Por: Iván Menes Aguirre
El posicionamiento de un demócrata respecto a lo que sucede en Venezuela debe ser claro: aquel país experimenta una dictadura férrea, cuya ignominiosa herencia de destrucción generalizada ha provocado un éxodo sin precedentes. Considerando lo anterior, que el correísmo siga defendiendo con ahínco al régimen de Maduro resulta penoso, pues antepone supuestas afinidades ideológicas a la defensa de los valores democráticos. Por otro lado, cabe recalcar que la democracia exige ser defendida en todo contexto y no solo cuando es ideológicamente conveniente: cualquier tipo de atropello, como el vulnerar la normativa electoral, debe ser condenado sin vacilación.
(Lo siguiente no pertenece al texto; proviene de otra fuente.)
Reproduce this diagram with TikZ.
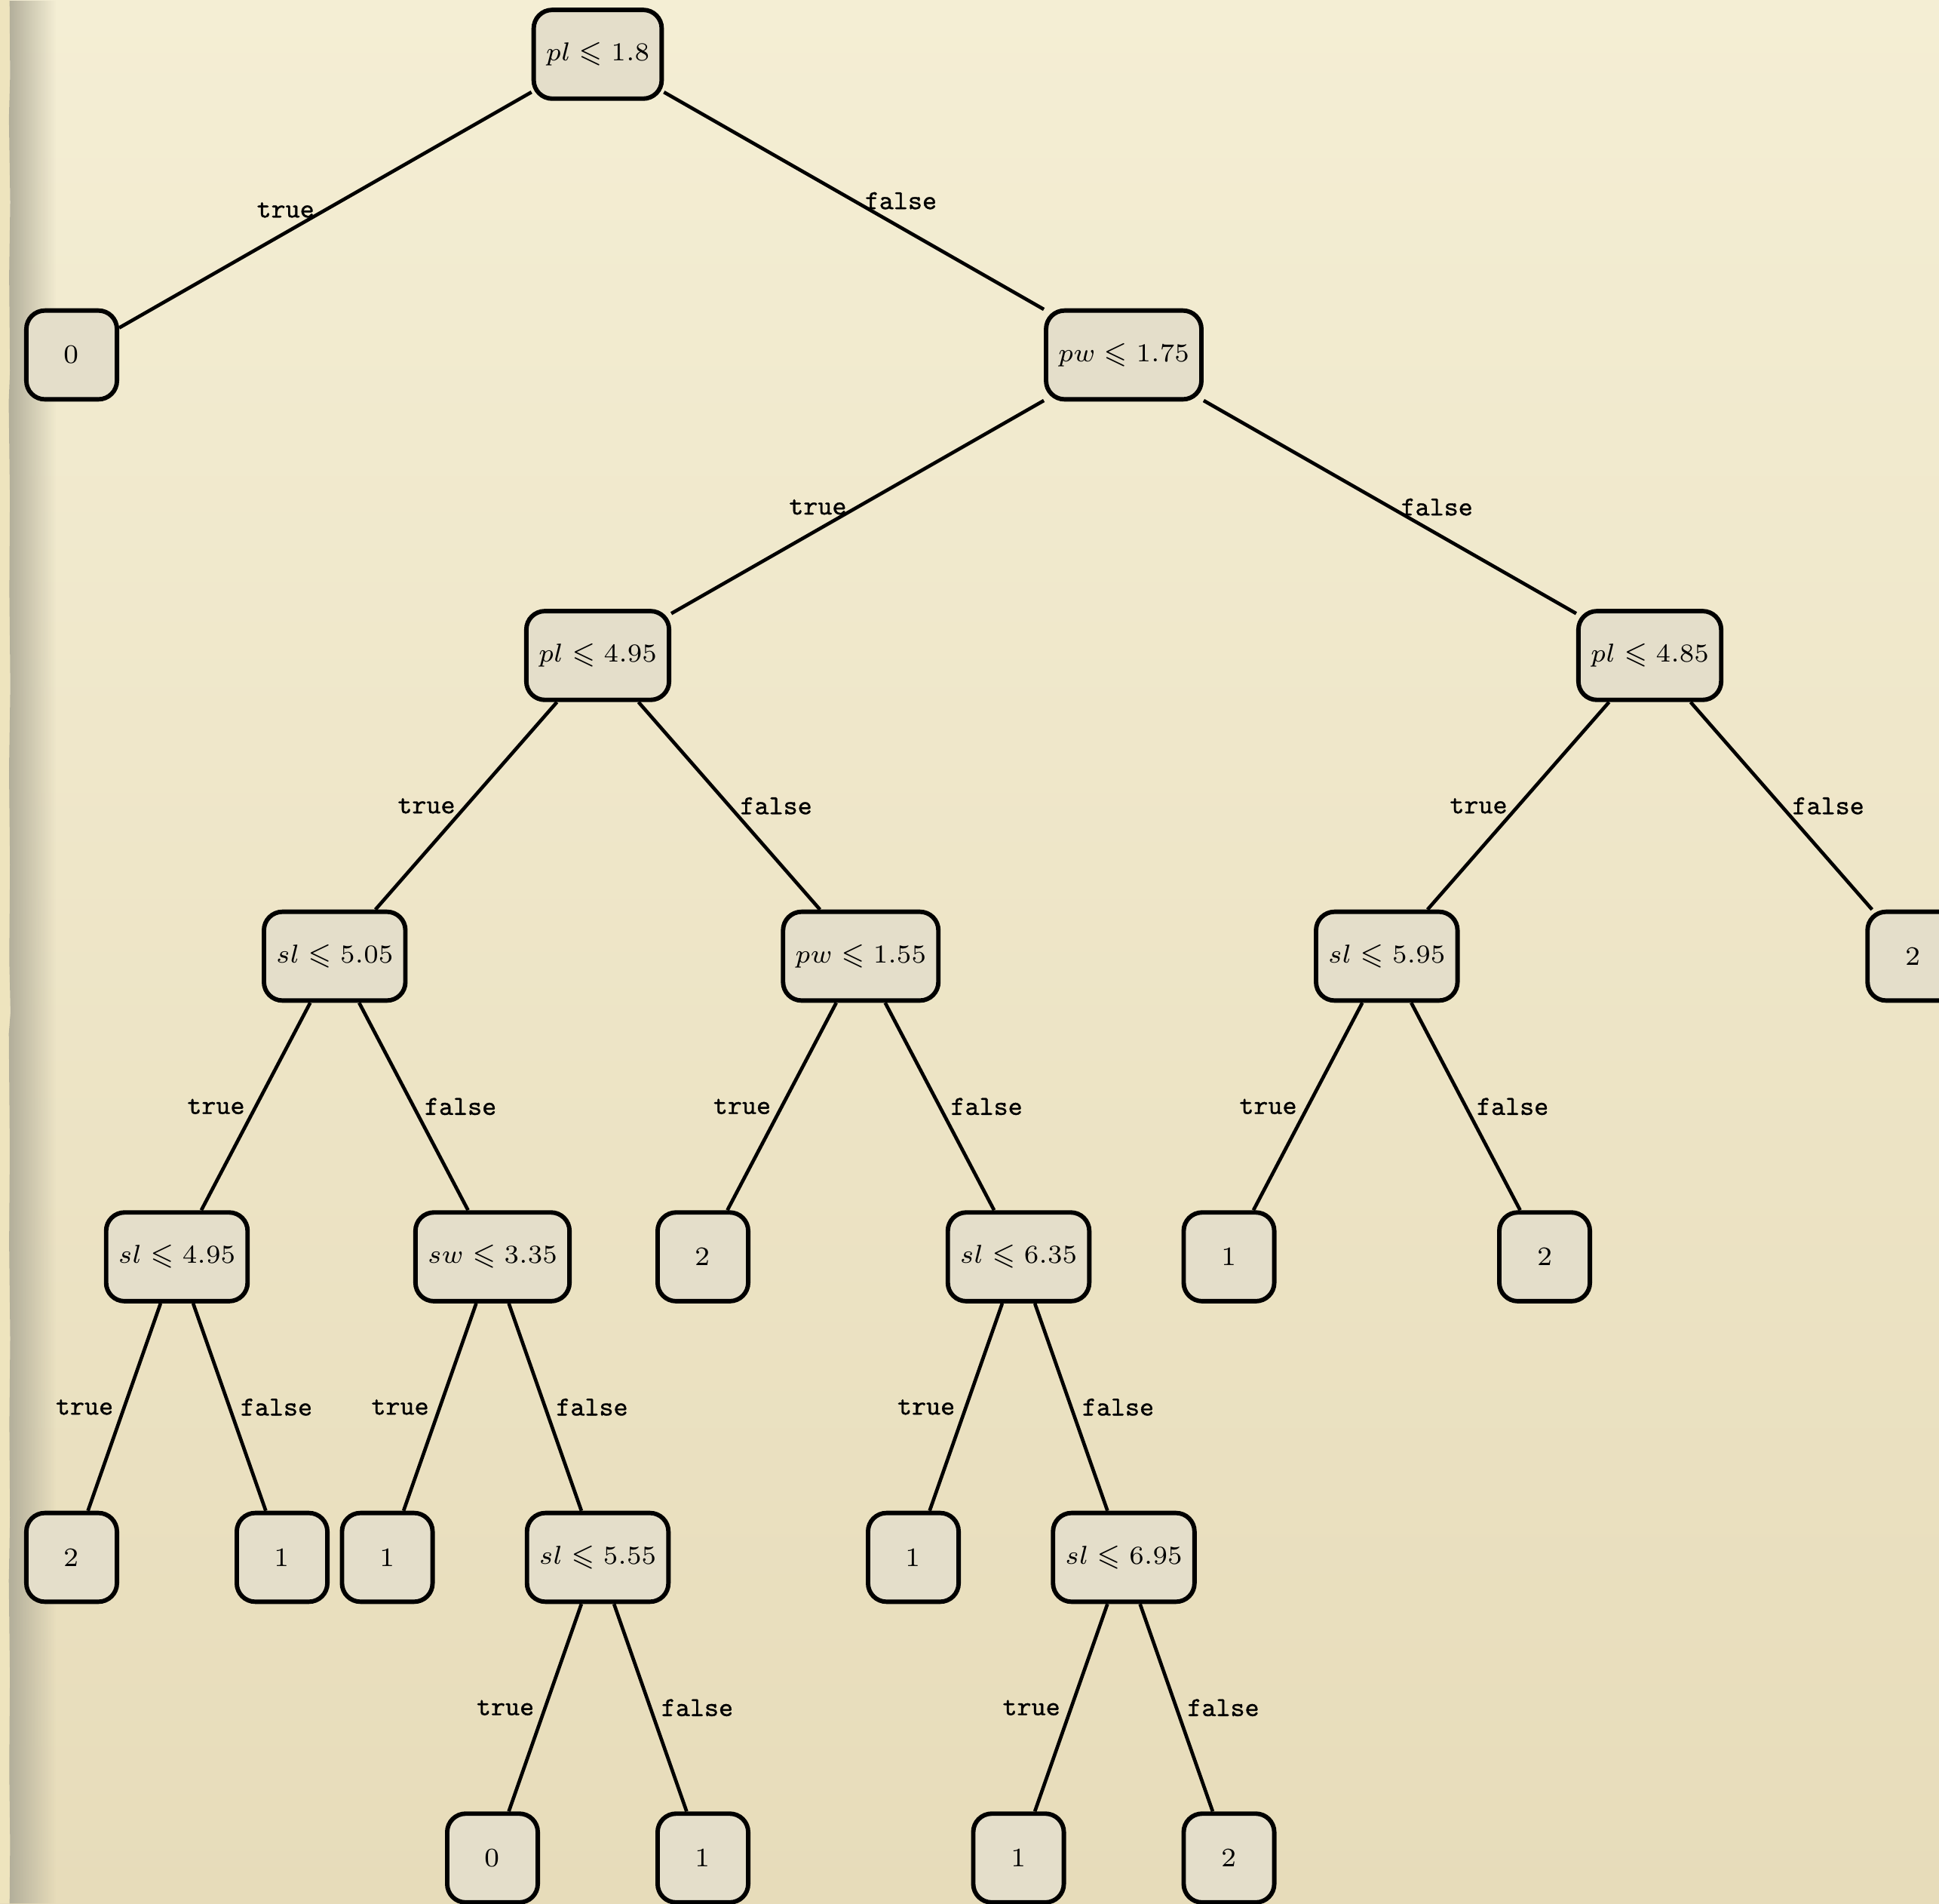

La entrevista de Fernando del Rincón y Luisa González denota la complicidad entre el correísmo y la dictadura venezolana. González, acorralada por la notable insistencia del periodista, procuró esquivar los interrogatorios sobre la naturaleza del régimen de Maduro. Con muletillas tangenciales como el reconocer el “derecho a la autodeterminación de los pueblos” o fustigar a Estados Unidos por la relación del país con autoritarismos afines, González evadió la cuestión de fondo, que era condenar a un gobierno traspasado por la violación sistemática a los derechos humanos y la cooptación de todos los poderes. El contubernio entre el correísmo y la dictadura de Venezuela vuelve a esta corriente política indolente ante la diáspora de millones de refugiados, la persecución incesante contra la oposición y la represión de los agentes de Maduro cada vez que los ciudadanos se lanzan a las calles exigiendo libertad. A su vez, este nexo permite como mínimo dudar sobre la vocación democrática de Correa y sus cercanos, incluyendo al binomio de su tendencia que hoy aspira a llegar a Carondelet. Por otra parte, criticar el accionar autoritario de la derecha no significa ser cómplice de las dictaduras de izquierda. La defensa de la democracia va más allá de una postura ideológica; es, en esencia, el respeto por una serie de principios y prácticas de limitación del poder. Se puede criticar con paroxismo las dictaduras de Cuba, Nicaragua y Venezuela y, al mismo tiempo, ser contestatario ante actitudes autoritarias en El Salvador o en latitudes todavía más cercanas. Hacer esto último no lo convierte a uno en un “izquierdista” o, peor aún, en un “correísta”. Sin embargo, reprobar a autoritarismos autodenominados de izquierda como los de Maduro y, al mismo tiempo, avalar regímenes de derecha como el de Pinochet en Chile, solo revela una profunda deshonestidad política y, en cierto modo, cierta hipocresía intelectual.